- _Task details_:
Print exactly the lines from the first one down to the line containing "(hub) at (1283,2066)", both ends included, with no pictures and nothing else.

- _Data segment_:
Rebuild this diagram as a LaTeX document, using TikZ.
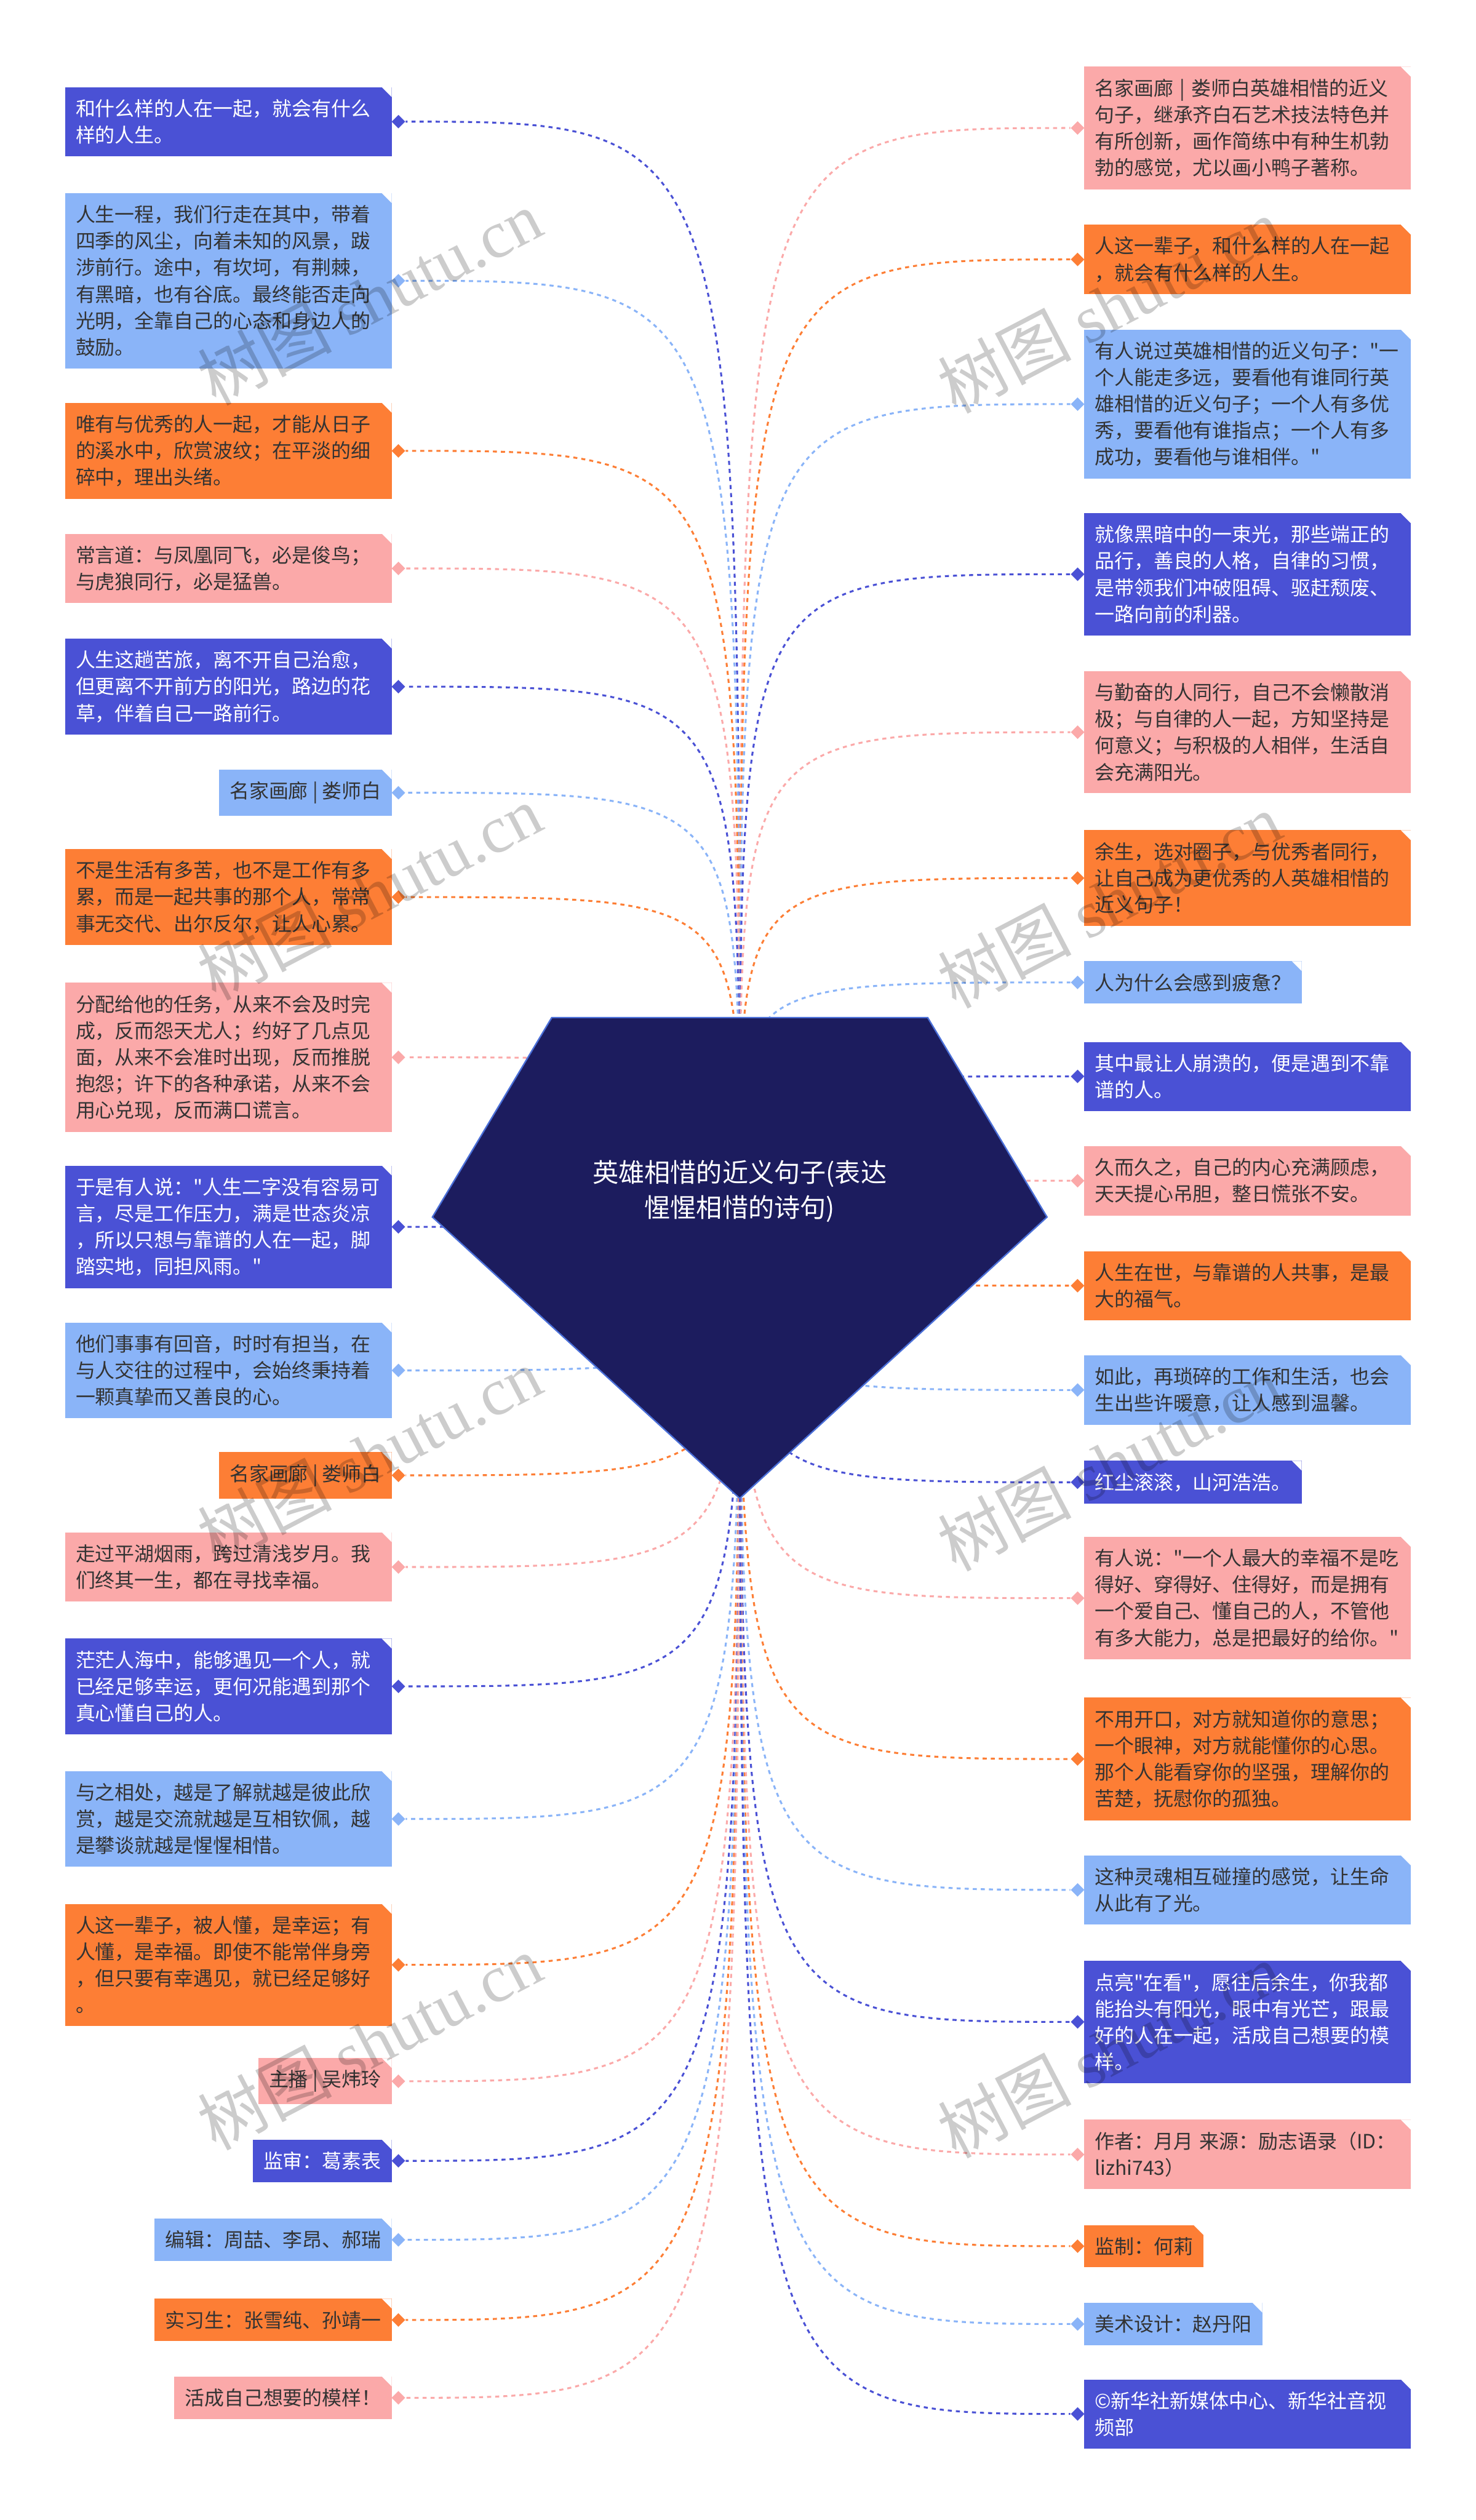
\documentclass[tikz,border=0pt]{standalone}
\usepackage{fontspec}
\setmainfont{Noto Sans CJK SC}[Ligatures=TeXOff]
\newfontfamily\wmfont{Liberation Serif}
\usetikzlibrary{shapes.geometric,backgrounds}

\definecolor{cdk}{HTML}{4A51D5}
\definecolor{clt}{HTML}{8AB4F8}
\definecolor{cog}{HTML}{FD7E35}
\definecolor{cpk}{HTML}{FBA9A9}
\definecolor{ctxt}{HTML}{333333}
\definecolor{chub}{HTML}{1C1C5E}
\definecolor{cedge}{HTML}{4A6FD8}

\begin{document}
\begin{tikzpicture}[x=0.1mm, y=-0.1mm,
  leaf/.style={inner xsep=1.8mm, inner ysep=2.1mm, align=left, text=ctxt,
    font=\fontsize{9.7pt}{13.1pt}\selectfont,
    path picture={\fill[white] ([xshift=-1.7mm]path picture bounding box.north east)
      -- (path picture bounding box.north east)
      -- ([yshift=-1.7mm]path picture bounding box.north east) -- cycle;}},
  lbox/.style={leaf, anchor=east},
  rbox/.style={leaf, anchor=west},
  wide/.style={text width=53mm},
  dk/.style={fill=cdk, text=white},
  lt/.style={fill=clt},
  og/.style={fill=cog},
  pk/.style={fill=cpk},
  dmd/.style={diamond, inner sep=0pt, minimum size=2.4mm},
  link/.style={line width=0.33mm, dash pattern=on 0.7mm off 0.7mm},
  hubtext/.style={align=center, text=white, font=\fontsize{12.8pt}{17.4pt}\selectfont},
  wmark/.style={rotate=27.6, text=black, text opacity=0.2, font=\fontsize{33pt}{33pt}\selectfont}]
\useasboundingbox (0,0) rectangle (2560,4371);

% central gem
\filldraw[fill=chub, draw=cedge, line width=0.25mm] (957,1765) -- (1609,1765) -- (1816,2111) -- (1283,2599) -- (750,2111) -- cycle;
\node[hubtext] (hub) at (1283,2066) {英雄相惜的近义句子(表达\\惺惺相惜的诗句)};

% left column
\node[lbox, wide, dk] (l1) at (680,211) {和什么样的人在一起，就会有什么\\样的人生。};
\node[lbox, wide, lt] (l2) at (680,487) {人生一程，我们行走在其中，带着\\四季的风尘，向着未知的风景，跋\\涉前行。途中，有坎坷，有荆棘，\\有黑暗，也有谷底。最终能否走向\\光明，全靠自己的心态和身边人的\\鼓励。};
\node[lbox, wide, og] (l3) at (680,782) {唯有与优秀的人一起，才能从日子\\的溪水中，欣赏波纹；在平淡的细\\碎中，理出头绪。};
\node[lbox, wide, pk] (l4) at (680,986) {常言道：与凤凰同飞，必是俊鸟；\\与虎狼同行，必是猛兽。};
\node[lbox, wide, dk] (l5) at (680,1191) {人生这趟苦旅，离不开自己治愈，\\但更离不开前方的阳光，路边的花\\草，伴着自己一路前行。};
\node[lbox, lt] (l6) at (680,1375) {名家画廊 | 娄师白};
\node[lbox, wide, og] (l7) at (680,1556) {不是生活有多苦，也不是工作有多\\累，而是一起共事的那个人，常常\\事无交代、出尔反尔，让人心累。};
\node[lbox, wide, pk] (l8) at (680,1834) {分配给他的任务，从来不会及时完\\成，反而怨天尤人；约好了几点见\\面，从来不会准时出现，反而推脱\\抱怨；许下的各种承诺，从来不会\\用心兑现，反而满口谎言。};
\node[lbox, wide, dk] (l9) at (680,2128) {于是有人说："人生二字没有容易可\\言，尽是工作压力，满是世态炎凉\\，所以只想与靠谱的人在一起，脚\\踏实地，同担风雨。"};
\node[lbox, wide, lt] (l10) at (680,2377) {他们事事有回音，时时有担当，在\\与人交往的过程中，会始终秉持着\\一颗真挚而又善良的心。};
\node[lbox, og] (l11) at (680,2559) {名家画廊 | 娄师白};
\node[lbox, wide, pk] (l12) at (680,2718) {走过平湖烟雨，跨过清浅岁月。我\\们终其一生，都在寻找幸福。};
\node[lbox, wide, dk] (l13) at (680,2925) {茫茫人海中，能够遇见一个人，就\\已经足够幸运，更何况能遇到那个\\真心懂自己的人。};
\node[lbox, wide, lt] (l14) at (680,3155) {与之相处，越是了解就越是彼此欣\\赏，越是交流就越是互相钦佩，越\\是攀谈就越是惺惺相惜。};
\node[lbox, wide, og] (l15) at (680,3408) {人这一辈子，被人懂，是幸运；有\\人懂，是幸福。即使不能常伴身旁\\，但只要有幸遇见，就已经足够好\\。};
\node[lbox, pk] (l16) at (680,3610) {主播 | 吴炜玲};
\node[lbox, dk] (l17) at (680,3748) {监审：葛素表};
\node[lbox, lt] (l18) at (680,3885) {编辑：周喆、李昂、郝瑞};
\node[lbox, og] (l19) at (680,4024) {实习生：张雪纯、孙靖一};
\node[lbox, pk] (l20) at (680,4159) {活成自己想要的模样！};

% right column
\node[rbox, wide, pk] (r1) at (1880,222) {名家画廊 | 娄师白英雄相惜的近义\\句子，继承齐白石艺术技法特色并\\有所创新，画作简练中有种生机勃\\勃的感觉，尤以画小鸭子著称。};
\node[rbox, wide, og] (r2) at (1880,450) {人这一辈子，和什么样的人在一起\\，就会有什么样的人生。};
\node[rbox, wide, lt] (r3) at (1880,701) {有人说过英雄相惜的近义句子："一\\个人能走多远，要看他有谁同行英\\雄相惜的近义句子；一个人有多优\\秀，要看他有谁指点；一个人有多\\成功，要看他与谁相伴。"};
\node[rbox, wide, dk] (r4) at (1880,996) {就像黑暗中的一束光，那些端正的\\品行，善良的人格，自律的习惯，\\是带领我们冲破阻碍、驱赶颓废、\\一路向前的利器。};
\node[rbox, wide, pk] (r5) at (1880,1270) {与勤奋的人同行，自己不会懒散消\\极；与自律的人一起，方知坚持是\\何意义；与积极的人相伴，生活自\\会充满阳光。};
\node[rbox, wide, og] (r6) at (1880,1523) {余生，选对圈子，与优秀者同行，\\让自己成为更优秀的人英雄相惜的\\近义句子！};
\node[rbox, lt] (r7) at (1880,1704) {人为什么会感到疲惫？};
\node[rbox, wide, dk] (r8) at (1880,1867) {其中最让人崩溃的，便是遇到不靠\\谱的人。};
\node[rbox, wide, pk] (r9) at (1880,2048) {久而久之，自己的内心充满顾虑，\\天天提心吊胆，整日慌张不安。};
\node[rbox, wide, og] (r10) at (1880,2230) {人生在世，与靠谱的人共事，是最\\大的福气。};
\node[rbox, wide, lt] (r11) at (1880,2411) {如此，再琐碎的工作和生活，也会\\生出些许暖意，让人感到温馨。};
\node[rbox, dk] (r12) at (1880,2571) {红尘滚滚，山河浩浩。};
\node[rbox, wide, pk] (r13) at (1880,2772) {有人说："一个人最大的幸福不是吃\\得好、穿得好、住得好，而是拥有\\一个爱自己、懂自己的人，不管他\\有多大能力，总是把最好的给你。"};
\node[rbox, wide, og] (r14) at (1880,3051) {不用开口，对方就知道你的意思；\\一个眼神，对方就能懂你的心思。\\那个人能看穿你的坚强，理解你的\\苦楚，抚慰你的孤独。};
\node[rbox, wide, lt] (r15) at (1880,3278) {这种灵魂相互碰撞的感觉，让生命\\从此有了光。};
\node[rbox, wide, dk] (r16) at (1880,3507) {点亮"在看"，愿往后余生，你我都\\能抬头有阳光，眼中有光芒，跟最\\好的人在一起，活成自己想要的模\\样。};
\node[rbox, wide, pk] (r17) at (1880,3737) {作者：月月 来源：励志语录（ID：\\lizhi743）};
\node[rbox, og] (r18) at (1880,3896) {监制：何莉};
\node[rbox, lt] (r19) at (1880,4031) {美术设计：赵丹阳};
\node[rbox, wide, dk] (r20) at (1880,4187) {©新华社新媒体中心、新华社音视\\频部};

% diamonds on the box edges
\foreach \k/\col in {1/cdk,2/clt,3/cog,4/cpk,5/cdk,6/clt,7/cog,8/cpk,9/cdk,10/clt,
                     11/cog,12/cpk,13/cdk,14/clt,15/cog,16/cpk,17/cdk,18/clt,19/cog,20/cpk}
  \node[dmd, fill=\col] (dl\k) at ([xshift=1.1mm]l\k.east) {};
\foreach \k/\col in {1/cpk,2/cog,3/clt,4/cdk,5/cpk,6/cog,7/clt,8/cdk,9/cpk,10/cog,
                     11/clt,12/cdk,13/cpk,14/cog,15/clt,16/cdk,17/cpk,18/cog,19/clt,20/cdk}
  \node[dmd, fill=\col] (dr\k) at ([xshift=-1.1mm]r\k.west) {};

\begin{pgfonlayer}{background}
\fill[white] (0,0) rectangle (2560,4371);
\foreach \k/\col in {1/cdk,2/clt,3/cog,4/cpk,5/cdk,6/clt,7/cog,8/cpk,9/cdk,10/clt,
                     11/cog,12/cpk,13/cdk,14/clt,15/cog,16/cpk,17/cdk,18/clt,19/cog,20/cpk}
  \draw[link, \col] (hub.center) .. controls (hub.center |- dl\k) .. (dl\k);
\foreach \k/\col in {1/cpk,2/cog,3/clt,4/cdk,5/cpk,6/cog,7/clt,8/cdk,9/cpk,10/cog,
                     11/clt,12/cdk,13/cpk,14/cog,15/clt,16/cdk,17/cpk,18/cog,19/clt,20/cdk}
  \draw[link, \col] (hub.center) .. controls (hub.center |- dr\k) .. (dr\k);
\end{pgfonlayer}

% watermark
\foreach \wx/\wy [count=\w] in {641/516,1924/530,641/1548,1924/1562,641/2524,
                                1924/2538,641/3542,1924/3556,641/4532,1924/4532}
  \node[wmark] (w\w) at (\wx,\wy) {树图 {\wmfont shutu.cn}};
\end{tikzpicture}
\end{document}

- _Correct response_:
Rebuild this diagram as a LaTeX document, using TikZ.
\documentclass[tikz,border=0pt]{standalone}
\usepackage{fontspec}
\setmainfont{Noto Sans CJK SC}[Ligatures=TeXOff]
\newfontfamily\wmfont{Liberation Serif}
\usetikzlibrary{shapes.geometric,backgrounds}

\definecolor{cdk}{HTML}{4A51D5}
\definecolor{clt}{HTML}{8AB4F8}
\definecolor{cog}{HTML}{FD7E35}
\definecolor{cpk}{HTML}{FBA9A9}
\definecolor{ctxt}{HTML}{333333}
\definecolor{chub}{HTML}{1C1C5E}
\definecolor{cedge}{HTML}{4A6FD8}

\begin{document}
\begin{tikzpicture}[x=0.1mm, y=-0.1mm,
  leaf/.style={inner xsep=1.8mm, inner ysep=2.1mm, align=left, text=ctxt,
    font=\fontsize{9.7pt}{13.1pt}\selectfont,
    path picture={\fill[white] ([xshift=-1.7mm]path picture bounding box.north east)
      -- (path picture bounding box.north east)
      -- ([yshift=-1.7mm]path picture bounding box.north east) -- cycle;}},
  lbox/.style={leaf, anchor=east},
  rbox/.style={leaf, anchor=west},
  wide/.style={text width=53mm},
  dk/.style={fill=cdk, text=white},
  lt/.style={fill=clt},
  og/.style={fill=cog},
  pk/.style={fill=cpk},
  dmd/.style={diamond, inner sep=0pt, minimum size=2.4mm},
  link/.style={line width=0.33mm, dash pattern=on 0.7mm off 0.7mm},
  hubtext/.style={align=center, text=white, font=\fontsize{12.8pt}{17.4pt}\selectfont},
  wmark/.style={rotate=27.6, text=black, text opacity=0.2, font=\fontsize{33pt}{33pt}\selectfont}]
\useasboundingbox (0,0) rectangle (2560,4371);

% central gem
\filldraw[fill=chub, draw=cedge, line width=0.25mm] (957,1765) -- (1609,1765) -- (1816,2111) -- (1283,2599) -- (750,2111) -- cycle;
\node[hubtext] (hub) at (1283,2066) {英雄相惜的近义句子(表达\\惺惺相惜的诗句)};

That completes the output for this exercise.